Exercise brief → Copy exactly the lines from the beginning of the data down to and including the line holding "0.016, 0.005, 0]", without any pictures.

Recorded information →
◇ ◇ ◇ ◇ ◇ ◇ ◇

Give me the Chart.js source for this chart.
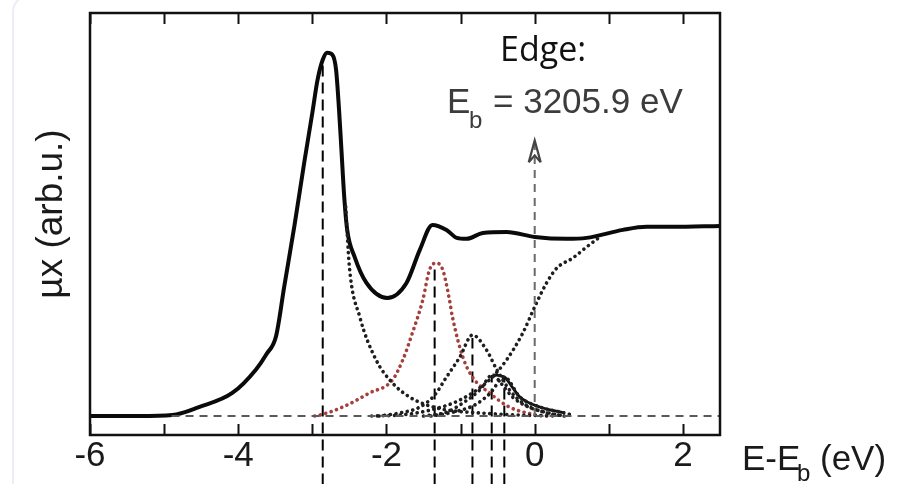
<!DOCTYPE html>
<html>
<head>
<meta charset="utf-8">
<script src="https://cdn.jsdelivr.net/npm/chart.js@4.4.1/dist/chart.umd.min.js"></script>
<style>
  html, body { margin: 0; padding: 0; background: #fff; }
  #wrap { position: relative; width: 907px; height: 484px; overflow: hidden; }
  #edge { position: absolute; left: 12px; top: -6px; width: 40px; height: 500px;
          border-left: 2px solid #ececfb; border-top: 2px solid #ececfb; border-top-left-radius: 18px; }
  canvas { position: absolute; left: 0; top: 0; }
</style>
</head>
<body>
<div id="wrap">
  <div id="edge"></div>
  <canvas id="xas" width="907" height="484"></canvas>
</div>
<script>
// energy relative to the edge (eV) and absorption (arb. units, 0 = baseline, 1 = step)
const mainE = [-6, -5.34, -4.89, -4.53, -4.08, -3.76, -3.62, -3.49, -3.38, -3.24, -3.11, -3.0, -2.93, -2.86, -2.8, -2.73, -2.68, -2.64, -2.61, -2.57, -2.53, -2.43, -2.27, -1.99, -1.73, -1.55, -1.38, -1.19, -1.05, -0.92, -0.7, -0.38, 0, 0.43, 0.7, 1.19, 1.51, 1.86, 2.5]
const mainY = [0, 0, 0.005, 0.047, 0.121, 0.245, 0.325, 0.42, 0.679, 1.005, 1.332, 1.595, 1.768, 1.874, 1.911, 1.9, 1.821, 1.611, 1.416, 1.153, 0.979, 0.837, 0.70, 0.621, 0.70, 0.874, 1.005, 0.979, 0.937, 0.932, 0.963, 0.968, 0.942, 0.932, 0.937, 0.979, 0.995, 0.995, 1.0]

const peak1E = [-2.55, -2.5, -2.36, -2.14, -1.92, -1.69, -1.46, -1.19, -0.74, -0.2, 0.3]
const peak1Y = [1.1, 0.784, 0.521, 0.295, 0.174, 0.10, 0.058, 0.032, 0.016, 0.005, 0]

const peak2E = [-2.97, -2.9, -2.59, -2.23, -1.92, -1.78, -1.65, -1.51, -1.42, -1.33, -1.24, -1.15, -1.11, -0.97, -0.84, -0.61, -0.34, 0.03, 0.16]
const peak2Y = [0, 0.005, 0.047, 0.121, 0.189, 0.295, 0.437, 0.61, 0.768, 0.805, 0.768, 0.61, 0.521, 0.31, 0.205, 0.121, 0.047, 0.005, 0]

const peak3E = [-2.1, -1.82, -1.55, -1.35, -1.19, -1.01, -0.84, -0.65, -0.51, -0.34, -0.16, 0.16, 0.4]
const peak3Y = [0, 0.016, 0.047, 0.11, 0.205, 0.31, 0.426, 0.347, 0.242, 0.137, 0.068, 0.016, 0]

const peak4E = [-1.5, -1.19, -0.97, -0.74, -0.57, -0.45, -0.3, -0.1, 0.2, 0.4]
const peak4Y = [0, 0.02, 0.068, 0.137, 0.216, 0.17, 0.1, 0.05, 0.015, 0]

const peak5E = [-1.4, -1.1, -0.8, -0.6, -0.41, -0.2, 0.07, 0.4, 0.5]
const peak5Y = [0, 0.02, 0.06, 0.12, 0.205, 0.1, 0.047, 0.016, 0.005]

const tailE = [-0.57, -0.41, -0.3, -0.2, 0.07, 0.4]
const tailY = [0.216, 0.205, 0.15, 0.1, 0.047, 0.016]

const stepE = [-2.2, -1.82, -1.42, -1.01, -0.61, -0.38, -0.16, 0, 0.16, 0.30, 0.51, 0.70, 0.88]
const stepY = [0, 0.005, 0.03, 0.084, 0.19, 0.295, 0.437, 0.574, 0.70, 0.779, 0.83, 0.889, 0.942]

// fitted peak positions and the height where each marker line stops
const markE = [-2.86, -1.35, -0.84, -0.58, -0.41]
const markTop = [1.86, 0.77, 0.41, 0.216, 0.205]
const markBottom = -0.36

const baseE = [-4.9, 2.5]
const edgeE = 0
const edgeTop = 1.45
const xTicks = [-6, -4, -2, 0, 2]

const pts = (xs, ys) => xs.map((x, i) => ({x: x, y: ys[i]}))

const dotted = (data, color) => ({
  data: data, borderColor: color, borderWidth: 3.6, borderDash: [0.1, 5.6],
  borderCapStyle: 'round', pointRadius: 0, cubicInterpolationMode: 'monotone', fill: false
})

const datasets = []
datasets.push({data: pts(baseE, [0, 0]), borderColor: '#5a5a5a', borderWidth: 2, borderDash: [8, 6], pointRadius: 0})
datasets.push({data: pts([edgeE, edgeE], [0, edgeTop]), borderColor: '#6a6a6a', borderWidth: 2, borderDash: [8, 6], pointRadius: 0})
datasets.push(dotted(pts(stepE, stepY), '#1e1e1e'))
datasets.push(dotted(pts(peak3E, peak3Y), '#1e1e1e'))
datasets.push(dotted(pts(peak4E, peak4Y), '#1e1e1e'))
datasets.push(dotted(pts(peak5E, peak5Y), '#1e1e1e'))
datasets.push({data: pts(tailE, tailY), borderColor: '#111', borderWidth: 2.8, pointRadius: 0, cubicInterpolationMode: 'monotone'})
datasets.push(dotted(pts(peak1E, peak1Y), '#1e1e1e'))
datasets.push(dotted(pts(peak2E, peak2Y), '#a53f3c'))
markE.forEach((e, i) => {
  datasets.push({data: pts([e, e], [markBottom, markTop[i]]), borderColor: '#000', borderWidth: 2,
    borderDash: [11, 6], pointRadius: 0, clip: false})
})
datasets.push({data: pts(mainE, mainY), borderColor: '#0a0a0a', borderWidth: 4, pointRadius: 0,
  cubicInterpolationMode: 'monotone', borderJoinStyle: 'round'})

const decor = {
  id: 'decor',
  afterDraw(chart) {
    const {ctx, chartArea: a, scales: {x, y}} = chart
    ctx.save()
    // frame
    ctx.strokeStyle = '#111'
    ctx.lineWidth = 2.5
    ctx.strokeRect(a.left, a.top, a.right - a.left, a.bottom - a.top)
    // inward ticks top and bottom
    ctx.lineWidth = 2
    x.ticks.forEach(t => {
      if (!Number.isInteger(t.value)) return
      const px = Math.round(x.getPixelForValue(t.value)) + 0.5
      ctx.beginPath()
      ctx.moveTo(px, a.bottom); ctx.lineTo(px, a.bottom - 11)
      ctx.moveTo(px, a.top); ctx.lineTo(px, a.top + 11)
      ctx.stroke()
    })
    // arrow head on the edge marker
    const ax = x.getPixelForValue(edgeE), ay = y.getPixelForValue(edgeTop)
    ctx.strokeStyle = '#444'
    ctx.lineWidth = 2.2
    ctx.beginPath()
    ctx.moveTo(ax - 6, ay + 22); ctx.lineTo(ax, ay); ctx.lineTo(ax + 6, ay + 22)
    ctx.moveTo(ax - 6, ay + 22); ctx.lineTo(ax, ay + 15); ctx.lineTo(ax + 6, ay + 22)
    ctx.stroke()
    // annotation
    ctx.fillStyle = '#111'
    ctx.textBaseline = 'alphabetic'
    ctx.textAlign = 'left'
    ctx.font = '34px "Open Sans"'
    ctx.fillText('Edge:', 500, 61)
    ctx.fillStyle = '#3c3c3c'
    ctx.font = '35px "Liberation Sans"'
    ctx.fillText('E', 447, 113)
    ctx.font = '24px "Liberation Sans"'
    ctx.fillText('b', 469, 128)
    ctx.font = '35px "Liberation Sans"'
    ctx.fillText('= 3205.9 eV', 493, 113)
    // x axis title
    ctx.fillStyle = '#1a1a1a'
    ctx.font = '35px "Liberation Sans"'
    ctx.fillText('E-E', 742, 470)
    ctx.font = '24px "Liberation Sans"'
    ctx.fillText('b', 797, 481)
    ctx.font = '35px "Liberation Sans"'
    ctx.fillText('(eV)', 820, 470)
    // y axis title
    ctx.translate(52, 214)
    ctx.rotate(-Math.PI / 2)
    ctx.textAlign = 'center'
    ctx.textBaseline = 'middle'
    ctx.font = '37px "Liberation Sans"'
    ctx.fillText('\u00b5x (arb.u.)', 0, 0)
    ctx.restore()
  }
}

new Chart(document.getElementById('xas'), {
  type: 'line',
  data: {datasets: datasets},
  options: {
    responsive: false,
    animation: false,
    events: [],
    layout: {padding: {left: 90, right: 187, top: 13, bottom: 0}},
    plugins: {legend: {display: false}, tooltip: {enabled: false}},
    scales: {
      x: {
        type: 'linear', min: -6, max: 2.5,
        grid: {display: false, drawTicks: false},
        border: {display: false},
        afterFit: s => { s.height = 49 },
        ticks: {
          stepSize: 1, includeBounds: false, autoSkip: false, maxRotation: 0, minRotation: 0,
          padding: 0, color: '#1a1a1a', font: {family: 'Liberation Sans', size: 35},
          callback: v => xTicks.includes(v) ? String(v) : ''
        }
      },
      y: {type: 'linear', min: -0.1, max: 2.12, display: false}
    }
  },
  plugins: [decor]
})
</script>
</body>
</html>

◇ ◇ ◇ ◇ ◇ ◇ ◇

Exercise answer →
Give me the Chart.js source for this chart.
<!DOCTYPE html>
<html>
<head>
<meta charset="utf-8">
<script src="https://cdn.jsdelivr.net/npm/chart.js@4.4.1/dist/chart.umd.min.js"></script>
<style>
  html, body { margin: 0; padding: 0; background: #fff; }
  #wrap { position: relative; width: 907px; height: 484px; overflow: hidden; }
  #edge { position: absolute; left: 12px; top: -6px; width: 40px; height: 500px;
          border-left: 2px solid #ececfb; border-top: 2px solid #ececfb; border-top-left-radius: 18px; }
  canvas { position: absolute; left: 0; top: 0; }
</style>
</head>
<body>
<div id="wrap">
  <div id="edge"></div>
  <canvas id="xas" width="907" height="484"></canvas>
</div>
<script>
// energy relative to the edge (eV) and absorption (arb. units, 0 = baseline, 1 = step)
const mainE = [-6, -5.34, -4.89, -4.53, -4.08, -3.76, -3.62, -3.49, -3.38, -3.24, -3.11, -3.0, -2.93, -2.86, -2.8, -2.73, -2.68, -2.64, -2.61, -2.57, -2.53, -2.43, -2.27, -1.99, -1.73, -1.55, -1.38, -1.19, -1.05, -0.92, -0.7, -0.38, 0, 0.43, 0.7, 1.19, 1.51, 1.86, 2.5]
const mainY = [0, 0, 0.005, 0.047, 0.121, 0.245, 0.325, 0.42, 0.679, 1.005, 1.332, 1.595, 1.768, 1.874, 1.911, 1.9, 1.821, 1.611, 1.416, 1.153, 0.979, 0.837, 0.70, 0.621, 0.70, 0.874, 1.005, 0.979, 0.937, 0.932, 0.963, 0.968, 0.942, 0.932, 0.937, 0.979, 0.995, 0.995, 1.0]

const peak1E = [-2.55, -2.5, -2.36, -2.14, -1.92, -1.69, -1.46, -1.19, -0.74, -0.2, 0.3]
const peak1Y = [1.1, 0.784, 0.521, 0.295, 0.174, 0.10, 0.058, 0.032, 0.016, 0.005, 0]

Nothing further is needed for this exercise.